Wrist Pain in Gymnastics: How Does This Injury Occur?January 12, 2016
Wrist pain is a very common issue in gymnastics due to the nature of the sport. With the high frequency and force production that a gymnast experiences can place excessive stress on the wrist joint during weight bearing skills, which include by are not limited to handstands, tumbling, vaulting and single hand transitions on the uneven bars. Some research suggests that forces up to 2.5 times an athlete’s body weight can be loaded through the wrist during some gymnastics skills, and up to 5x during heavy tumbling and vaulting. These numbers are most likely to dramatically increase if a gymnast performs “short” tumbling with shallow joint angles or during uneven weight bearing that may occur during skills.
Overuse stress forces
As gymnasts, many athletes simply know how to “push through the pain” not fully understanding the consequences that may develop further down the road. If the issue is left unaddressed, the overuse stress forces may progress into a variety of problems like tendonitis, bone bruising, ligament damage, growth plate irritation, scar tissue build up, and possible stress fractures.
Overall, the structures of the wrist and hand are not designed for heavy weight-bearing, like the ankle joint is, which in turn compromises the internal joint stability during excessively high forces. Further understanding the concepts as to why a gymnast may develop wrist pain, in addition to several techniques to help an athlete possibly manage their problems, are described below:
A huge contributor to wrist pain is the functional ability of the structures and joints above the wrist. These include the elbow, shoulder, scapulae (shoulder blade) and thoracic spine (upper to mid back region), as well as the adjacent muscles surrounding these areas.
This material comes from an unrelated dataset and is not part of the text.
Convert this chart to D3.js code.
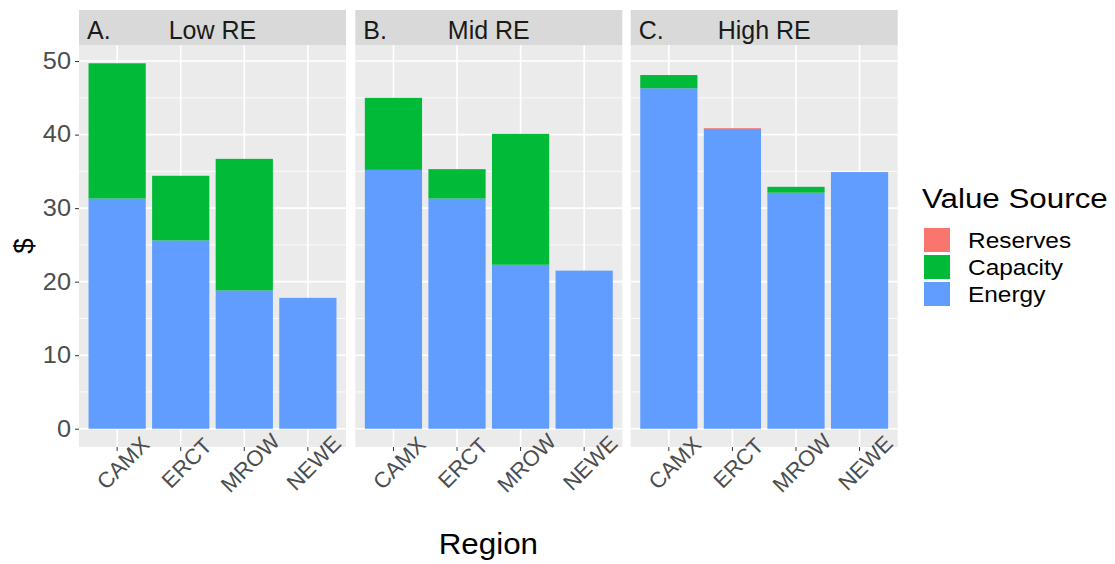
<!DOCTYPE html>
<html>
<head>
<meta charset="utf-8">
<script src="https://cdn.jsdelivr.net/npm/d3@7"></script>
<style>
  html, body { margin: 0; padding: 0; background: #ffffff; }
  svg { display: block; }
  text { font-family: Arial, "Liberation Sans", sans-serif; }
</style>
</head>
<body>
<svg id="chart" width="1115" height="564"></svg>
<script>
// Facets (renewable-energy scenario) and their tags
const panels = ["Low RE", "Mid RE", "High RE"];
const panelTags = ["A.", "B.", "C."];
const regions = ["CAMX", "ERCT", "MROW", "NEWE"];

// Value stack components, listed in legend order
const sources = ["Reserves", "Capacity", "Energy"];
const sourceColors = ["#F8766D", "#00BA38", "#619CFF"];

// Values per panel, one entry per region
const energyLow = [31.3, 25.6, 18.8, 17.8];
const capacityLow = [18.4, 8.8, 17.9, 0];
const reservesLow = [0, 0, 0, 0];

const energyMid = [35.2, 31.3, 22.3, 21.5];
const capacityMid = [9.8, 4.0, 17.8, 0];
const reservesMid = [0, 0, 0, 0];

const energyHigh = [46.3, 40.8, 32.1, 34.9];
const capacityHigh = [1.8, 0, 0.8, 0];
const reservesHigh = [0, 0.1, 0, 0];

const yTicks = [0, 10, 20, 30, 40, 50];
const xTitle = "Region";
const yTitle = "$";
const legendTitle = "Value Source";

const seriesByPanel = [
  { Energy: energyLow, Capacity: capacityLow, Reserves: reservesLow },
  { Energy: energyMid, Capacity: capacityMid, Reserves: reservesMid },
  { Energy: energyHigh, Capacity: capacityHigh, Reserves: reservesHigh }
];

// Layout
const panelLeft = [79, 355.3, 630.7];
const panelWidth = 267;
const stripTop = 10, stripBottom = 45;
const plotTop = 45, plotBottom = 447;

const svg = d3.select("#chart");
const color = d3.scaleOrdinal().domain(sources).range(sourceColors);

// widen glyphs slightly without changing their height
function widen(sel, k) {
  sel.each(function () {
    const w = this.getComputedTextLength();
    d3.select(this).attr("textLength", w * k).attr("lengthAdjust", "spacingAndGlyphs");
  });
}

// Stacked rows per panel (Energy bottom, then Capacity, then Reserves)
const stackOrder = ["Energy", "Capacity", "Reserves"];
const stacked = seriesByPanel.map(s => {
  const rows = regions.map((r, i) => {
    const o = { region: r };
    stackOrder.forEach(k => { o[k] = s[k][i]; });
    return o;
  });
  return d3.stack().keys(stackOrder)(rows);
});

const maxTotal = d3.max(stacked, st => d3.max(st[st.length - 1], d => d[1]));
const pad = maxTotal * 0.05;
const y = d3.scaleLinear().domain([-pad, maxTotal + pad]).range([plotBottom, plotTop]);
const minorTicks = [5, 15, 25, 35, 45];

panels.forEach((name, p) => {
  const x0 = panelLeft[p];
  const x = d3.scaleBand().domain(regions)
    .range([x0, x0 + panelWidth])
    .paddingInner(0.1).paddingOuter(0.15);

  const g = svg.append("g");

  // strip
  g.append("rect").attr("x", x0).attr("y", stripTop)
    .attr("width", panelWidth).attr("height", stripBottom - stripTop)
    .attr("fill", "#D9D9D9");
  g.append("text").attr("x", x0 + 8).attr("y", 39)
    .attr("font-size", 25).attr("fill", "#1A1A1A").text(panelTags[p]);
  g.append("text").attr("x", x0 + panelWidth / 2).attr("y", 39)
    .attr("text-anchor", "middle")
    .attr("font-size", 25).attr("fill", "#1A1A1A").text(name);

  // panel background
  g.append("rect").attr("x", x0).attr("y", plotTop)
    .attr("width", panelWidth).attr("height", plotBottom - plotTop)
    .attr("fill", "#EBEBEB");

  // grid lines
  g.selectAll(".minor").data(minorTicks).join("line")
    .attr("x1", x0).attr("x2", x0 + panelWidth)
    .attr("y1", d => y(d)).attr("y2", d => y(d))
    .attr("stroke", "#ffffff").attr("stroke-width", 0.8);
  g.selectAll(".major").data(yTicks).join("line")
    .attr("x1", x0).attr("x2", x0 + panelWidth)
    .attr("y1", d => y(d)).attr("y2", d => y(d))
    .attr("stroke", "#ffffff").attr("stroke-width", 1.6);
  g.selectAll(".vmajor").data(regions).join("line")
    .attr("x1", d => x(d) + x.bandwidth() / 2).attr("x2", d => x(d) + x.bandwidth() / 2)
    .attr("y1", plotTop).attr("y2", plotBottom)
    .attr("stroke", "#ffffff").attr("stroke-width", 1.6);

  // stacked bars
  stacked[p].forEach(layer => {
    g.append("g").attr("fill", color(layer.key))
      .selectAll("rect").data(layer).join("rect")
      .attr("x", d => x(d.data.region))
      .attr("width", x.bandwidth())
      .attr("y", d => y(d[1]))
      .attr("height", d => Math.max(0, y(d[0]) - y(d[1])));
  });

  // x axis ticks and rotated labels
  const xAxis = g.append("g").attr("transform", `translate(0,${plotBottom})`)
    .call(d3.axisBottom(x).tickSize(4).tickPadding(0).tickFormat(""));
  xAxis.select(".domain").remove();
  xAxis.selectAll("line").attr("stroke", "#333333").attr("stroke-width", 1);

  g.selectAll(".xlab").data(regions).join("text")
    .attr("transform", d => `translate(${x(d) + x.bandwidth() / 2 + 6},463) rotate(-45)`)
    .attr("text-anchor", "middle").attr("dominant-baseline", "central")
    .attr("font-size", 22).attr("fill", "#4D4D4D").text(d => d);
});

// y axis on first panel
const yAxis = svg.append("g").attr("transform", `translate(${panelLeft[0]},0)`)
  .call(d3.axisLeft(y).tickValues(yTicks).tickSize(4).tickPadding(4));
yAxis.select(".domain").remove();
yAxis.selectAll("line").attr("stroke", "#333333");
yAxis.selectAll("text").attr("font-size", 23).attr("fill", "#4D4D4D")
  .attr("font-family", "Arial, 'Liberation Sans', sans-serif");
widen(yAxis.selectAll("text"), 1.1);

// axis titles
svg.append("text")
  .attr("transform", `translate(33,${(plotTop + plotBottom) / 2}) rotate(-90)`)
  .attr("text-anchor", "middle").attr("font-size", 28).attr("fill", "#000")
  .text(yTitle);
const xt = svg.append("text")
  .attr("x", (panelLeft[0] + panelLeft[2] + panelWidth) / 2).attr("y", 554)
  .attr("text-anchor", "middle").attr("font-size", 29).attr("fill", "#000")
  .text(xTitle);
widen(xt, 1.08);

// legend
const legend = svg.append("g");
const lt = legend.append("text").attr("x", 922).attr("y", 208)
  .attr("font-size", 27).attr("fill", "#000").text(legendTitle);
widen(lt, 1.16);
const items = legend.selectAll(".item").data(sources).join("g")
  .attr("transform", (d, i) => `translate(924,${228 + i * 27})`);
items.append("rect").attr("width", 26).attr("height", 24)
  .attr("fill", d => color(d));
const labels = items.append("text").attr("x", 44).attr("y", 12)
  .attr("dominant-baseline", "central")
  .attr("font-size", 22).attr("fill", "#000").text(d => d);
widen(labels, 1.11);
</script>
</body>
</html>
Problems can arise if there is a lack of mobility and poor arm alignment, static stability (e.g. handstand) or dynamic stability (e.g. handsprings and other movement skills). When the alignment of the entire chain is not functioning properly, the small stabilizing muscles are not able to do their job causing unnecessary compression stress and instability within subsequent joints.
Muscle tightness & restricted mobility
Muscle tightness and restricted mobility within the arm, shoulder and spine can additionally be considered as a possible cause to wrist pain. The chain of muscles in front of the arm connects to muscles in the chest and the back such as the pecs, lats, biceps and forearm flexors – all contributing to wrist range of motion. These structures are linked through a fascial layer that can create tightness throughout the whole assembly. In the majority of cases, there are two limiting factors to the ability to move into excessive wrist extension: tightness in (1) forearm flexors muscles – front part of the arm; and (2) latissimus dorsi muscles – back muscles.
Range of motion
Another contributing factor to the development of wrist pain in a gymnast is their available range of motion in the wrist – how far the wrist can move into extension (bend backwards) comfortably. In normal motion, the wrist joint usually permits about 70 degrees of extension for everyday use. Gymnast often develop hyper mobility in the wrist joint, attaining about 80 degrees of motion comfortably. However, when the athlete is in a handstand or performing a skill, the force goes far beyond the 80 degrees, often up to 90 -95+ degrees. If the gymnast lacks the ability to move their wrist joint into hyperextension, the joint will push past its limitations leading to pain symptoms.
Use of wrist guards
A common use of protection against wrist pain is wearing wrist guards to limit the hyperextension motion during gymnastics-specific weight bearing skills. More often than not, an athlete who has discomfort in their wrist will most likely have poor joint mobility and flexibility throughout their upper body. Wrist guards are used for wrist joint protection against the high weight bearing forces, however they do not make a gymnast more flexible elsewhere. They may be worn to limit pain symptoms, but the gymnast needs to address the leading causing and/or combination of causes to their wrist pain. Becoming dependent on wrist guards all the time tends to limit the strength development in the wrist flexor and extensor muscles – affecting joint stability and grip strength.